Some well-known companies that have used predictive analytics to keep their employees from leaving are:
- Hewlett Packard (HP) discovered that its employees were leaving the company at an alarming rate. To solve this problem, HP developed a predictive analytics program called “Project Insight.” This program used a combination of statistical modeling and text mining techniques to predict future outcomes, including telling which employees will quit within the next six months. Over the course of two years, the program helped HP cut the rate of employee turnover from 20% to less than 10%.
- Credit Suisse which utilized predictive analytics to predict not only which employee might quit the company, but also the reason why the employee might quit. It then provided this information anonymously to managers so that they could reduce turnover risk factors and retain their people better. The program saved Credit Suisse approximately USD 70 Million in a year.
- Experian built a predictive model that included 200 attributes, including team size and structure, supervisor performance, and length of commute. With this, it was able to predict flight risk triggers. For example, it identified that when someone moved further away from the office, this would increase the immediate flight risk. The model was rolled out in multiple regions and these insights resulted in a drop in attrition of 2-3% with an estimated saving of USD 8-10 Million in a year.
- Xerox Corporation which leveraged predictive analytics to reduce attrition by collecting data from personality assessment tests of different employees, based on this, it developed personality trait indicators of good employees. It used these indicators/scores for hiring candidates. This helped Xerox in reducing attrition rate by 20% within six months.
Use Case 2: Recruit Top Performing Hires
Another significant use case of predictive analytics is in the hiring process, where it can be leveraged by HR in a variety of ways, such as:
- Create job advertisements that precisely target the desired talent pool using factors such as occupation, industry, and location, along with the company’s requirements.
- Identify the best medium for reaching the target audience.
- Present list of candidates most likely to be worth taking to the next stage in the recruitment funnel.
- Make the process of resume ranking, shortlisting, and pre-screening candidates fast and accurate by analyzing various factors such as education, experience and engagement. This data-driven approach not only helps in saving time and money but also proves crucial in reducing human bias.
- Predict the characteristics and profile of a candidate who would make a successful employee. HR can use predictive analytics to understand the characteristics that correlate with a strong job fit. From educational background to years of experience, HR can put together a data-driven ideal candidate profile to zero-in on prospects that possess desired skills, traits, and competencies. This can enable HR to elevate the quality of their talent pool across the board while saving countless hours on interacting with unfit candidates.
A few notable examples of companies which have harnessed the power of predictive analytics in recruiting top performing hires are:
- Google created a predictive analytics program called ‘Google Prediction Engine’ which analyzes job history, education, skills, and personality traits to determine whether applicants will be successful at Google. Based on this information, the system generates predictions about whether an applicant will become a great employee. If the forecast is favorable, Google then offers the candidate a position. However, if the prediction is pessimistic, Google does not provide the person with a job. This program has been very effective at reducing the number of unsuccessful applications at Google.

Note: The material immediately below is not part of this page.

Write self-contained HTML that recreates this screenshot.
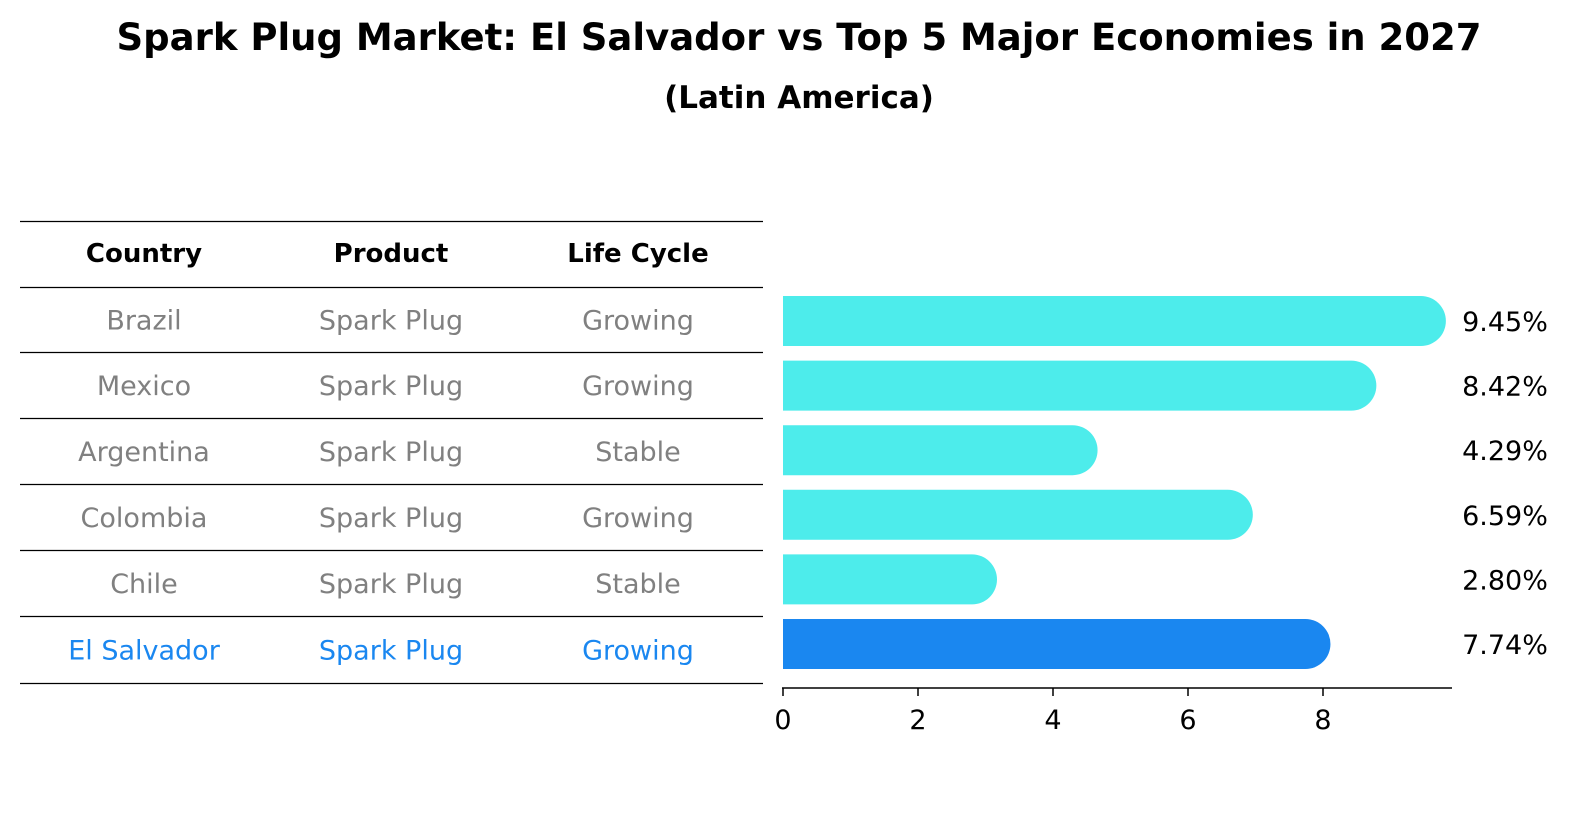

- AMC Theatres used workforce analytics and employee profiling to identify the core traits of high-performing customer-service representatives and re-calibrated their hiring process to predict successful candidates. This resulted in reduced turnover rates, higher employee engagement, and better client satisfaction.
Use Case 3: Reduce Absenteeism
Another beneficial example of predictive analytics is in predicting employee absenteeism. With predictive analytics, HR can generate multiple hypotheses and validate them to identify the potential reasons for absenteeism. These insights can be shared with direct managers as well as be used to improvise various policies. This can enable HR to optimize their resources and employee performance and save unnecessary expenditure. A few notable examples of companies which have harnessed the power of predictive analytics in reducing absenteeism are:
- E.ON which used predictive analytics to reduce employee absenteeism. Absenteeism in this German energy company had risen above the benchmark, so, the company used predictive analytics to formulate 55 hypotheses to uncover the reason behind absenteeism, out of which they tested 21 and validated 11. The result: The company discovered that a lack of a long holiday in the year increased absenteeism and shared this insight with managers to improve paid time off policies.
While the above cited use cases of predictive analytics in HR are the top ones, there are a few others that are significant too. These are listed below:
Use Case 4: Lower Labor Costs
Predictive analytics can anticipate a demand spike in the future that could lead to costly overtime hours. Based on this insight, HR can take measures to prevent the occurrence of this event by adjusting employee schedules preemptively.
Use Case 5: Forecast Potential Skill Dearth
HR can use predictive analytics to forecast potential skill dearth across the company. They can use current employee data such as education, skills, experience, and other factors to predict which employee will be best suited to fill the new skill gap. Through this, HR can utilize current employees to upskill, saving recruitment costs and improving workforce utilization.
Use Case 6: Designing Impactful Learning Experiences
Employee learning habits can be analyzed to understand what aids knowledge absorption and retention. Based on this, predictive analytics can help HR in knowing which learning experience is most likely to hit the “sweet spot” with a specific type of learner.
With companies sitting on a mine of employee data and easy-to-use-software becoming more affordable and accessible than ever before, predictive analytics can churn out extremely accurate insights based on employee data. HR can leverage these insights to make data-driven, evidence-based predictions ahead of time.
This will enable HR to gain recognition as a leader for all people-related matters in the company. HR will play a bigger role in strategic decisions and become a key factor in a company’s efforts to grow and be more productive.